Archive for January 2015

Illusion



"People don’t like love, they like that flittery flirty feeling. They don’t love love - love is sacrificial, love is ferocious, it’s not emotive. Our culture doesn’t love love, it loves the idea of love. It wants the emotion without paying anything for it. It’s ridiculous." —Matt Chandler

Shah Rukh Khan made all the 90s kids believe in the magic of love and damaged their brains for eternity. But now, as an adult, I know better. I know that Raj was an optical illusion. I know that love is this undefined, bizarre, complex emotion that no one can put into words.


We have all been conditioned to believe in the comfortable concept of love. But with each passing day, I see its significance fade away piece by piece. I used to be a firm believer of love and other drugs. This very belief of mine is now just a fictional entity.
Hoping for a soulmate in our world is like a mirage of the oasis. Virtues like loyalty, integrity, honesty have lost its meaning and all we are left with is treachery, dishonesty and greed.
With more options comes more difficulties. Everyone around is viable and available, so why would anyone go and do the right thing.  


In the past, things were simpler. Get a twig and brush your teeth. Now, there’s a host of complexities involved. Go to a supermarket. Choose between a colgate, a pepsodent, a sensodyne, a close up or a cibaca. Each, a viable option. Each would solve your purpose. So, would you ever stick to a particular brand for years at a stretch ?
We don’t. We yearn for a change. We need variety. We desire more options. We feel inquisitive. We want to ‘explore’.


When we cannot stick to a particular toothpaste for the rest of our lives, is it even possible to pin down a soulmate and stick to them for eternity inspite of the viable options out there ? Is it possible for a person to be content with a single person for the rest of their lives ?

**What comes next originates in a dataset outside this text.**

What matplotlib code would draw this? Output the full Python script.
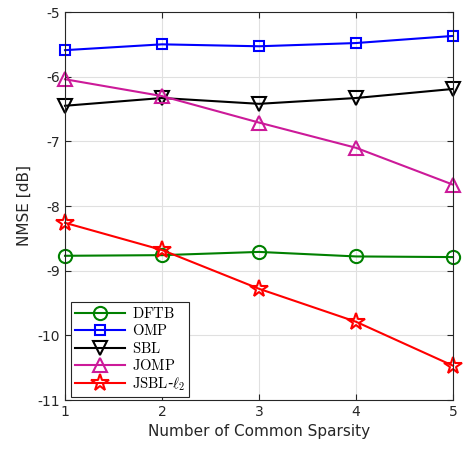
import matplotlib.pyplot as plt

plt.rcParams['mathtext.fontset'] = 'cm'

sparsity = [1, 2, 3, 4, 5]
dftb = [-8.77, -8.76, -8.71, -8.78, -8.79]
omp = [-5.59, -5.50, -5.53, -5.48, -5.37]
sbl = [-6.45, -6.33, -6.42, -6.33, -6.19]
jomp = [-6.04, -6.30, -6.71, -7.10, -7.67]
jsbl = [-8.26, -8.68, -9.28, -9.79, -10.47]

fig = plt.figure(figsize=(4.63, 4.49), dpi=100)
ax = fig.add_axes([65 / 463, 49 / 449, 388 / 463, 388 / 449])

ax.plot(sparsity, dftb, '-o', color=(0, 0.5, 0), lw=1.5, ms=9.5, mew=1.5,
        fillstyle='none', label=r'$\mathrm{DFTB}$', clip_on=False)
ax.plot(sparsity, omp, '-s', color='blue', lw=1.5, ms=7.5, mew=1.5,
        fillstyle='none', label=r'$\mathrm{OMP}$', clip_on=False)
ax.plot(sparsity, sbl, '-v', color='black', lw=1.5, ms=10.5, mew=1.5,
        fillstyle='none', label=r'$\mathrm{SBL}$', clip_on=False)
ax.plot(sparsity, jomp, '-^', color='#cc1a99', lw=1.5, ms=10.5, mew=1.5,
        fillstyle='none', label=r'$\mathrm{JOMP}$', clip_on=False)
ax.plot(sparsity, jsbl, '-*', color='red', lw=1.5, ms=13, mew=1.5,
        fillstyle='none', label=r'$\mathrm{JSBL}$-$\ell_2$', clip_on=False)

ax.set_xlim(1, 5)
ax.set_ylim(-11, -5)
ax.set_xticks([1, 2, 3, 4, 5])
ax.set_yticks([-11, -10, -9, -8, -7, -6, -5])
ax.set_yticklabels(['-11', '-10', '-9', '-8', '-7', '-6', '-5'])
ax.grid(True, color='#e0e0e0', lw=0.8)
ax.set_axisbelow(True)
ax.tick_params(direction='in', length=4, labelsize=10, color='#262626',
               labelcolor='#262626', top=True, right=True)
for s in ax.spines.values():
    s.set_color('#262626')
    s.set_linewidth(0.8)
ax.set_xlabel('Number of Common Sparsity', fontsize=11, color='#262626')
ax.set_ylabel('NMSE [dB]', fontsize=11, color='#262626')

leg = ax.legend(loc='lower left', bbox_to_anchor=(0.015, 0.008), fontsize=10.5,
                fancybox=False, edgecolor='#262626', framealpha=1,
                handlelength=3.4, borderpad=0.3, labelspacing=0.15,
                handletextpad=0.5, borderaxespad=0)
leg.get_frame().set_linewidth(0.8)

fig.savefig('out.png', dpi=100)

Human needs are satiable but human greed is insatiable. I always thought that every person deep down yearns for stability and when you have that one person, it’s good enough. But the stories I witness, the people I meet have different tales to tell. Everyone’s interested in having their share of ‘fun’ while they are at it and get back to their routine lives. Human wants vary. You want someone for companionship. You want someone as a friend. You want someone to be intimate with. You want someone to be a shoulder to cry on. You want someone for the conversations. And all these someones might be different people altogether.

True love happens only in the Nicholas Sparks novels while we mortals need to deal with the real thing. Love, even as a concept, has lost its meaning. And in these dark times, if you do find someone to love and be loved back, preserve them. It’s not the happy ending that counts, what happens after that is the more pertinent question.